Among the 110 people who were at the candle factory, eight have been confirmed dead and eight others remained missing, said Bob Ferguson, a spokesperson for Mayfield Consumer Products, which owns the factory. He said 90 people had been located, a figure that authorities were trying to confirm.
“There were some early reports that as many as 70 could be dead in the factory. One is too many, but we thank God that the number is turning out to be far, far fewer,” Ferguson said, adding that rescue teams were still searching for the eight who remained unaccounted for.
It was unclear how many factory workers Beshear was counting in the latest death toll estimates.
“We’re still getting information in on the candle factory. The owner has been in contact and believes he has some different information. We are trying verify it. If so, it may be a better situation and the miracle we were hoping for,” Beshear told a news conference on Sunday evening.
Rescue workers continued to scour debris for survivors and many people without power, water or even a roof over their heads salvaged what they could two days after disaster struck.
While Kentucky was hardest hit, six workers were killed at Amazon.com Inc warehouse in Illinois after the plant buckled under the force of the tornado, including one cargo driver who died in the bathroom, where many workers said they had been directed to shelter.
A nursing home was struck in Arkansas, causing one of that state’s two deaths. Four were reported dead in Tennessee and two in Missouri.
Nowhere suffered as much as Mayfield, a community of about 10,000 in the south-western corner of Kentucky, where the large twisters also destroyed the fire and police stations. The governor said the tornadoes were the most destructive in the state’s history.
“The very first thing that we have to do is grieve together and we’re going to do that before we rebuild together,” Beshear said, noting that one tornado tore across 227 miles (365 km) of terrain, almost all of that in Kentucky.
A vast storm front moved across the Mississippi basin and parts of the US south-east and midwest on Friday night, spawning more than 30 tornadoes.
Spring is the main season for tornadoes and this latest event was very unusual coming in December, when colder weather normally limits tornadoes, said Victor Gensini, an extreme weather researcher at Northern Illinois University.
Asked if he thought the intensity of the storms was related to climate crisis, president Biden said: “All I know is that the intensity of the weather across the board has some impact as a consequence of the warming of the planet. The specific impact on these specific storms, I can’t say at this point.”
Illinois was hit, too, and six people were killed in the collapse of an Amazon warehouse in Edwardsville, with another injured worker airlifted to a hospital, fire chief James Whiteford said.

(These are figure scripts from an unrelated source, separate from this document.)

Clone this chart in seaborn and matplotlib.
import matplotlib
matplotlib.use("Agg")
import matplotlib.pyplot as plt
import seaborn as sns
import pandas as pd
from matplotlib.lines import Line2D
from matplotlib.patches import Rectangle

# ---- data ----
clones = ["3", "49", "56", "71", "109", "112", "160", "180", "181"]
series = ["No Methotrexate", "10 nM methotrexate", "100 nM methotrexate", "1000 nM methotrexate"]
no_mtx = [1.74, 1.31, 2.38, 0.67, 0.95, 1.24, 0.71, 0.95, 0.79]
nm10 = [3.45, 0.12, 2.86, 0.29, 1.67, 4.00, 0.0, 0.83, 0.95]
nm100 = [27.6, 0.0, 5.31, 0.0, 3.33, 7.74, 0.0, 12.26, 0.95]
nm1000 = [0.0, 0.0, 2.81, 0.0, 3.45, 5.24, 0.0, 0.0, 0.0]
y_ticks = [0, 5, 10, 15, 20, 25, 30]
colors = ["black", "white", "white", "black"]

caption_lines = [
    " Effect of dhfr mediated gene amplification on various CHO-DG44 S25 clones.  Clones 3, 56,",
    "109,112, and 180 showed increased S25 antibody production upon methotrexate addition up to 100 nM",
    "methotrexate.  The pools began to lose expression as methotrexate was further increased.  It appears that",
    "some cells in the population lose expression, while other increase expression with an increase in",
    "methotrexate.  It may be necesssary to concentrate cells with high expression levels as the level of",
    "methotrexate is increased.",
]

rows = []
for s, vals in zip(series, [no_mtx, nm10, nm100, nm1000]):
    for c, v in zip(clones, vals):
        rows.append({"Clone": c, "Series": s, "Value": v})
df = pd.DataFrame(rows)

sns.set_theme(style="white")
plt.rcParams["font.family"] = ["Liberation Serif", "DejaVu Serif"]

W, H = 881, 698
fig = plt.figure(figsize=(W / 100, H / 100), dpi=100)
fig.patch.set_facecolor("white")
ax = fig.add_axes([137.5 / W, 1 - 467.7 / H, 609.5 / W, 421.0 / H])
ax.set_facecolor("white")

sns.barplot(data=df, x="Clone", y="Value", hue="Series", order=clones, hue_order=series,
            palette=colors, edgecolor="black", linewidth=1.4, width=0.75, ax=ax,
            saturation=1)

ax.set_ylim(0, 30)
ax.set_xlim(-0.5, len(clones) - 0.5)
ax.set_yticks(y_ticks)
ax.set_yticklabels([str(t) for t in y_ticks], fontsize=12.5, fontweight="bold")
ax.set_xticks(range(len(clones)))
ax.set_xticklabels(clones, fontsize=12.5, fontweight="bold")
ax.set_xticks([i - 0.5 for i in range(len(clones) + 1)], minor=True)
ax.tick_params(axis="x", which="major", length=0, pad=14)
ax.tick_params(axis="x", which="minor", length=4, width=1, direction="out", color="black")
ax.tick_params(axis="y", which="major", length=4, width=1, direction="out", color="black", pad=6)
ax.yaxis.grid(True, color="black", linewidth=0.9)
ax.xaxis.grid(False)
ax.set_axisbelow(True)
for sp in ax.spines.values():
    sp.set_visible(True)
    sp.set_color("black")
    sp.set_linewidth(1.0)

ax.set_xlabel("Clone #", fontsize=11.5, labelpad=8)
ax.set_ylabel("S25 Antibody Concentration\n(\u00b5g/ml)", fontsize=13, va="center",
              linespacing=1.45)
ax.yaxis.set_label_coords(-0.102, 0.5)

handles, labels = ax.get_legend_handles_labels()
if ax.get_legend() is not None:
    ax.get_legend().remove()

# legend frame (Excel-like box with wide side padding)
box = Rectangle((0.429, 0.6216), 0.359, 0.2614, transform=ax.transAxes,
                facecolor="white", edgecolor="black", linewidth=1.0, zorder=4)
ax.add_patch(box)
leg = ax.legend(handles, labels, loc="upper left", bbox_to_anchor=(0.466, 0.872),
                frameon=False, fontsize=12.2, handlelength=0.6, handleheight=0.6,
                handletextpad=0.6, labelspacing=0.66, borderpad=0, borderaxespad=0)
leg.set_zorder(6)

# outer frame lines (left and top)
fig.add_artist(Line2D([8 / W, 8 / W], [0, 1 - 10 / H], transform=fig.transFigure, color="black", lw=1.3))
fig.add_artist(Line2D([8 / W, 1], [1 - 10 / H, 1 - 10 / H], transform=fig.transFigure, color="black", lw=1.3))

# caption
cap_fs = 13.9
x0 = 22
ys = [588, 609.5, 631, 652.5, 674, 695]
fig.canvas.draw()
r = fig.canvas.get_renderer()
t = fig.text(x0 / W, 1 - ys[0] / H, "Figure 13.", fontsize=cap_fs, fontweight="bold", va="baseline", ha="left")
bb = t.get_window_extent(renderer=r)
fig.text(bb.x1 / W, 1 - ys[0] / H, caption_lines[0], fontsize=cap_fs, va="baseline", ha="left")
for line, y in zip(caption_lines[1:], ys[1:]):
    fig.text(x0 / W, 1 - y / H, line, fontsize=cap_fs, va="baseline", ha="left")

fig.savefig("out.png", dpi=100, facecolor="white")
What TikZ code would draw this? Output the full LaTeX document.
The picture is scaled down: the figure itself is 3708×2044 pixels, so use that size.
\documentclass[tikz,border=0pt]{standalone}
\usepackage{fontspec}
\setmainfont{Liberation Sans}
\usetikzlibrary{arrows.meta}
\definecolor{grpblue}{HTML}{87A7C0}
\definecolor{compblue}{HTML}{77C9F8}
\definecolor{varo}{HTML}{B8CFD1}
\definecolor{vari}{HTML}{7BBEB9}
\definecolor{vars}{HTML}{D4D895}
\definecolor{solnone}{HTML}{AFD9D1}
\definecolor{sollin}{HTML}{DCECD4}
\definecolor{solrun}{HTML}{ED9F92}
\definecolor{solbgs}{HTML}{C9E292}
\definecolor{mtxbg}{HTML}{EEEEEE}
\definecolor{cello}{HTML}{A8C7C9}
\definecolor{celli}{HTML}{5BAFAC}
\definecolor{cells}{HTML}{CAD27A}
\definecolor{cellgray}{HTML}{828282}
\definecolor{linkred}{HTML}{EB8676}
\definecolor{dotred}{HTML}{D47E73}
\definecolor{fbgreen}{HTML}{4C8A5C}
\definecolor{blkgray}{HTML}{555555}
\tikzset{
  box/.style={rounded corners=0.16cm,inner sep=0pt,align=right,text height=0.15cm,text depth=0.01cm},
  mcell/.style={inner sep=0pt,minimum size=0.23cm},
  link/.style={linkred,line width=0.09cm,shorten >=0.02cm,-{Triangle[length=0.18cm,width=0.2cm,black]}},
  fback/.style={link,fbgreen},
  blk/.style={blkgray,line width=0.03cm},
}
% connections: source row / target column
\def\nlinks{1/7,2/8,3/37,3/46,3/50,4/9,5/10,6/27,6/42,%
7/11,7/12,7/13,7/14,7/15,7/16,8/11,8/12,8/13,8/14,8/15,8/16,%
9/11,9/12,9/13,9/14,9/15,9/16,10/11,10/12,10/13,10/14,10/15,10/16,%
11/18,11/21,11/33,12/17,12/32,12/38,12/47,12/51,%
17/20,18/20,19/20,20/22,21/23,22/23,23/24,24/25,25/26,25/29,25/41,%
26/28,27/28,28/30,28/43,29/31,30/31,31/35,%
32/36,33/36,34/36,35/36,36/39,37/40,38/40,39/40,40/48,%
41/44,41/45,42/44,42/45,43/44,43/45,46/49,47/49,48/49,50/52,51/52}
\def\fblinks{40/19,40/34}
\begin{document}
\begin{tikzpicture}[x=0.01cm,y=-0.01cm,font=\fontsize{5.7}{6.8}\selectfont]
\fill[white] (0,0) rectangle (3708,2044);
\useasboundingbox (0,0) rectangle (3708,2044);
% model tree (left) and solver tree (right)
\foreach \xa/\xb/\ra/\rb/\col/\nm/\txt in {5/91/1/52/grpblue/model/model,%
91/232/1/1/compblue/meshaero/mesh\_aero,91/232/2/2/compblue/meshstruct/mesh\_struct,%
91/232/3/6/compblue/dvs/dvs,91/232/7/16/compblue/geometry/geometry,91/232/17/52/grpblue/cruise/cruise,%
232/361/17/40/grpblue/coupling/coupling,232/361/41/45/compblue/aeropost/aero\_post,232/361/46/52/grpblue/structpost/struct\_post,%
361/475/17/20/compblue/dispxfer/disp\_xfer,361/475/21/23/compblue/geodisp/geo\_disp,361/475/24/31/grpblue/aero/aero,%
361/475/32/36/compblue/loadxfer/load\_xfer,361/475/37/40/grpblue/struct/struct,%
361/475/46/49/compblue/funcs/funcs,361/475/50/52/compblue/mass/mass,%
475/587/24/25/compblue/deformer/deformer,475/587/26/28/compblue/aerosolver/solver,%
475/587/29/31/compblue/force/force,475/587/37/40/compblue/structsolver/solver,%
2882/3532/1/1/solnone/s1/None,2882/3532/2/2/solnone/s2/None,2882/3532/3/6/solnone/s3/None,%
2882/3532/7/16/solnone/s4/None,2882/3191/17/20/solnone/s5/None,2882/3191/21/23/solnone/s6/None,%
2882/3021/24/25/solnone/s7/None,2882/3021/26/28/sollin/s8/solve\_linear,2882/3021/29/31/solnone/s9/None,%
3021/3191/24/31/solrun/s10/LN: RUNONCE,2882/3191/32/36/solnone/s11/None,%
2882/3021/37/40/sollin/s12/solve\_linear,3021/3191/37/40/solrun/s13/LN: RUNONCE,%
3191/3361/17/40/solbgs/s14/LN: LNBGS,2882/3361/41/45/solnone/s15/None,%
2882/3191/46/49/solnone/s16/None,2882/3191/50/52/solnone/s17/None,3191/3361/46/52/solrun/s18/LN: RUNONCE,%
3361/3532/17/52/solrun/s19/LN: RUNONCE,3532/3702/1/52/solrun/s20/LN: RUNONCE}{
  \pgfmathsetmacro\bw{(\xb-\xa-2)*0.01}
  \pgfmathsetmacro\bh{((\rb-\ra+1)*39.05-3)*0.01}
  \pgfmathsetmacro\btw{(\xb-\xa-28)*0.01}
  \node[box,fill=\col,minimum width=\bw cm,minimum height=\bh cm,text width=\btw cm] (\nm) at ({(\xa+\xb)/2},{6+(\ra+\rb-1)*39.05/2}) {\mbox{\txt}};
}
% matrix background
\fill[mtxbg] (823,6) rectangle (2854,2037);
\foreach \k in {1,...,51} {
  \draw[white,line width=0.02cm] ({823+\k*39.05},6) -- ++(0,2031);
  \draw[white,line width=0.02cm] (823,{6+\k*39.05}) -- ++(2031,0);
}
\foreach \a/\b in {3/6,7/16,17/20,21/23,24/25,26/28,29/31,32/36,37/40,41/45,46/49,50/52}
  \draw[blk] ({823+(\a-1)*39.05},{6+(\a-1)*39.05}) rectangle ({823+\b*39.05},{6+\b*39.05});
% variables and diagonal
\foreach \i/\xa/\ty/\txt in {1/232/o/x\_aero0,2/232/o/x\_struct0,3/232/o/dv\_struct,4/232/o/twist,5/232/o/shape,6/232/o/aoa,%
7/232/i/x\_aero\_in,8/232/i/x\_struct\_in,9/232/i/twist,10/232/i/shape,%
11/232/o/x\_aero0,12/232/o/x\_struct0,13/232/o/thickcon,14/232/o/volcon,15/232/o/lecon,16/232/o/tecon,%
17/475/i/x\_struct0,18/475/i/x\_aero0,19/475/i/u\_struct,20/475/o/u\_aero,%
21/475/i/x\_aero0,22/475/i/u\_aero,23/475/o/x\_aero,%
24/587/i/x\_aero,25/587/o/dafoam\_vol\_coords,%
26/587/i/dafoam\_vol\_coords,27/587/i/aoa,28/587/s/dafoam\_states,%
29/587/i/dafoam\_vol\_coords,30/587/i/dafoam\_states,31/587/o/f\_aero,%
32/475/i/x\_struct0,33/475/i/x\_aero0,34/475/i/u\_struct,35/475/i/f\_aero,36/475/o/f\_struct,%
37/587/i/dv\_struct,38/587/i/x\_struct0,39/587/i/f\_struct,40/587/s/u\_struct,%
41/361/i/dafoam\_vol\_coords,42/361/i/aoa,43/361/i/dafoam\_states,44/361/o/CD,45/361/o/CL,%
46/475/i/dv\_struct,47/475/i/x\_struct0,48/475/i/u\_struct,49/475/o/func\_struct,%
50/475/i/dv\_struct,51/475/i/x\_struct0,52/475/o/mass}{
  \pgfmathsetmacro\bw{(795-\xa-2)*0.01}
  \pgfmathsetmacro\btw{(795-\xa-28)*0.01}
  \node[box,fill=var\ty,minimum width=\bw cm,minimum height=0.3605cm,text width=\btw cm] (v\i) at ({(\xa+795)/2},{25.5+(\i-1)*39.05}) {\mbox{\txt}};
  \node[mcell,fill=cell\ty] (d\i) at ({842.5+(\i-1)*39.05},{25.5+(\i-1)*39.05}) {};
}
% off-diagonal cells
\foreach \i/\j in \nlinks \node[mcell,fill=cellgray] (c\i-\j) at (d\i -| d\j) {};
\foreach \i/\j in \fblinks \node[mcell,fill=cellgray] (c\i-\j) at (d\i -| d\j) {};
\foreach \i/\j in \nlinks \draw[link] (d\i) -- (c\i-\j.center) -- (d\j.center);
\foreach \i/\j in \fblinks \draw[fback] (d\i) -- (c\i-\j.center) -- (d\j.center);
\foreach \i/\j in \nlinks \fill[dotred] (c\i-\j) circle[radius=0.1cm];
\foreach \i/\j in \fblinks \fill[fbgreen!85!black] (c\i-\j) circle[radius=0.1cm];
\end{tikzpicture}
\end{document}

In addition, so far four people have been reported killed in Tennessee, two in Arkansas and two in Missouri as well as the high toll in Kentucky.
Kyanna Parsons-Perez, who was at the candle factory in Mayfield, said she felt the building was making her and her co-workers “rock from one side to the other” right before it collapsed.
Parsons-Perez was stuck for three hours in the rubble, and documented part of it in a livestream on Facebook in which her co-workers can be heard crying in fear.
Sitting in the hospital, she told the Guardian how a gust of wind suddenly changed everything. “My ears started popping and I felt my body swaying,” she said of the moments right before the building collapsed.
She became very scared upon learning that she was buried under. “When I found out it was an air conditioner on me and five people on the debris on top of me is when I got scared,” she said.
The storm was so powerful that a photograph from a tornado-damaged home in Kentucky was found almost 130 miles away in Indiana.
The US uniquely experiences more than 1,200 tornadoes annually, more than four times the number in other countries around the world where they occur, combined, according to experts.